Another dynamic is seeing things that they did not like in other leaders and correcting it within themselves when it may not even be an issue for them. They may not have liked when other leaders talk too much and don’t listen, or they’re too dominant, but that doesn’t mean they need to address that in their own leadership.
I was advising an executive who was working with a group of colleagues who were extremely aggressive. The client wanted help from me to become less aggressive, and I told them that I was 100 percent certain that that will never be an issue, and we focused our efforts instead on building their considerable skills instead of trying to solve their colleagues’ leadership problems.
Q. Other themes?
A. We talk a lot about stakeholders. When people think of leadership, it’s often quite binary – they think about themselves as the leader and they think about their direct reports, and they don’t spend as much time as they need to thinking about their peers and all of the relationships that are critical to the work that they do.
Q. Some people might say, “I just don’t have time for coffee with my peers because I’m so busy with my work.”
A. But often that coffee with your peers on the leadership team is the most important thing you can do, because in most organizations, there’s a pretty broad group of people who need to work together. While everyone has their area of responsibility and their team, the power of the organization is unleashed through interaction and collaboration. When people take the time to nurture those relationships, it actually accelerates their work and their development.
Q. What else?
A. Asking for help. Often when people find themselves in positions of significant leadership, they put an unfair expectation on themselves to have all the answers because they think that’s what good leaders do. But good leaders ask really good questions, and they ask for help in solving a problem or developing a strategy or critiquing a significant initiative.
We’re losing some of the muscle memory around active listening.
That requires listening, and listening for understanding is critical. It takes real concentration and patience. And as the speed of our work increases and shifts to different forms of technology, the forums for genuine conversation are dwindling. We’re losing some of the muscle memory around active listening.
Q. What are your thoughts on the biggest momentum killers in corporate cultures?
A. The biggest one is when the gap between what people say and what they do is too big. Rarely will you find a business entity where there’s absolutely no gap. You have to make tough choices, and they’re not always 100 percent in sync.
I find that healthy cultures tend to have very clearly articulated mission, vision, values, code of conduct and operating principles, and then they work really hard to consistently live up to them. They measure them and discuss shortfalls and fix the gaps.
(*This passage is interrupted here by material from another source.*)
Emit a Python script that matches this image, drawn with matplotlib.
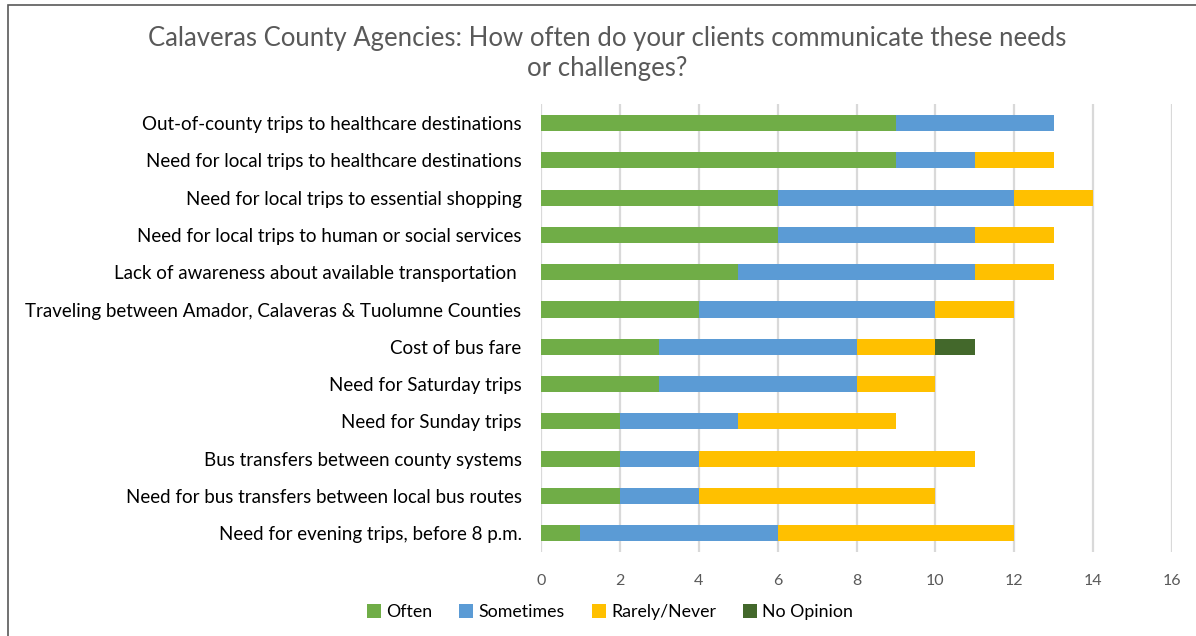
import matplotlib.pyplot as plt
import numpy as np

plt.rcParams["font.family"] = ["Lato", "DejaVu Sans"]

categories = [
    "Out-of-county trips to healthcare destinations",
    "Need for local trips to healthcare destinations",
    "Need for local trips to essential shopping",
    "Need for local trips to human or social services",
    "Lack of awareness about available transportation ",
    "Traveling between Amador, Calaveras & Tuolumne Counties",
    "Cost of bus fare",
    "Need for Saturday trips",
    "Need for Sunday trips",
    "Bus transfers between county systems",
    "Need for bus transfers between local bus routes",
    "Need for evening trips, before 8 p.m.",
]
often = [9, 9, 6, 6, 5, 4, 3, 3, 2, 2, 2, 1]
sometimes = [4, 2, 6, 5, 6, 6, 5, 5, 3, 2, 2, 5]
rarely = [0, 2, 2, 2, 2, 2, 2, 2, 4, 7, 6, 6]
no_opinion = [0, 0, 0, 0, 0, 0, 1, 0, 0, 0, 0, 0]

series = [
    ("Often", often, "#70AD47"),
    ("Sometimes", sometimes, "#5B9BD5"),
    ("Rarely/Never", rarely, "#FFC000"),
    ("No Opinion", no_opinion, "#43682B"),
]

fig = plt.figure(figsize=(11.96, 6.36), dpi=100)
ax = fig.add_axes([0.4523, 0.132, 0.5277, 0.704])

y = np.arange(len(categories))
left = np.zeros(len(categories))
for name, vals, color in series:
    vals = np.array(vals, dtype=float)
    ax.barh(y, vals, left=left, height=0.43, color=color, label=name, zorder=3)
    left += vals

ax.set_ylim(len(categories) - 0.5, -0.5)
ax.set_xlim(0, 16)
ax.set_xticks(range(0, 17, 2))
ax.set_yticks(y)
ax.set_yticklabels(categories, fontsize=13.5, color="#000000")
ax.tick_params(axis="x", colors="#595959", labelsize=11.5, length=0, pad=16)
ax.tick_params(axis="y", length=0, pad=14)
ax.grid(axis="x", color="#D9D9D9", linewidth=1.6, zorder=0)
for s in ax.spines.values():
    s.set_visible(False)

fig.text(0.5075, 0.916, "Calaveras County Agencies: How often do your clients communicate these needs\nor challenges?",
         ha="center", va="center", fontsize=18.5, color="#595959", linespacing=1.25)

fig.legend(loc="center", bbox_to_anchor=(0.51, 0.037), ncol=4, frameon=False,
           fontsize=12.8, handlelength=0.8, handleheight=0.8, handletextpad=0.3, columnspacing=1.5)

border = plt.Rectangle((0.007, -0.01), 1.1, 1.002, transform=fig.transFigure,
                       fill=False, edgecolor="#595959", linewidth=1.2)
fig.patches.append(border)

fig.savefig("out.png", dpi=100)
The cultures that are not as healthy, and therefore not as productive, are the ones where they may have articulated their mission, vision, values and code of conduct, but they’re not living and breathing them every day. So those words become empty words rather than true guiding principles of how the organization is going to operate and the impact it wants to have.
If you’re standing on shifting sand, it’s hard to build momentum and progress.
I hear lots of stories of people sitting around the conference room table at a meeting, and their experience in that meeting is completely at odds with the framed principles on the wall. When those principles are not woven into the daily operations of the organization, people feel lost. Work is hard enough to figure out, and if you’re standing on shifting sand, it’s hard to build momentum and progress.
Q. What do you think is the hardest aspect of leadership?
A. One of them is understanding, owning and continuing to hone your unique leadership potential. There are many different strands of leadership, and the most important thing is to show up authentically and to understand your strengths and your weaknesses as a leader.
That allows you to lean into your strengths and to continue to develop areas that may not be as strong and to think about the composition of the team around you to compensate for areas that may not be strengths. It’s really important to be conscious about who you are as a leader, how you show up as a leader, and the impact that you want to have as a leader.
Q. Many companies say they want a diverse leadership team but they don’t make good on that process. Your thoughts on how to develop a truly diverse leadership team?
A. All of the data tells us that with diverse teams, companies are more successful and the teams are happier. As a woman, an African American, a midwesterner and a marketer, I often brought a different perspective, a different way of thinking, to working groups.
The first part is recognizing that you want to build teams that are diverse and inclusive. I think any good leader encourages discussion, debate and challenge, and these interactions are even better when people are bringing different perspectives.
It’s about diversity in all of its forms – race, ethnicity, gender, sexual orientation, and it’s also diversity of experience. It’s about valuing the discussion and the debate that comes from having a very diverse team.
Q. Final thoughts on mentoring?
A. As an individual’s career unfolds, it is really critical to have your “kitchen cabinet” or your personal board of directors or your network — however you define the handful of people with whom you can have really open and honest conversations about vulnerabilities, fears, and aspirations. They always have your best interest at heart, and they aren’t afraid to speak the truth, to encourage you and to challenge you.
There are aspects of leadership that are surprisingly lonely, and having a group of people that become your touchstone is really valuable.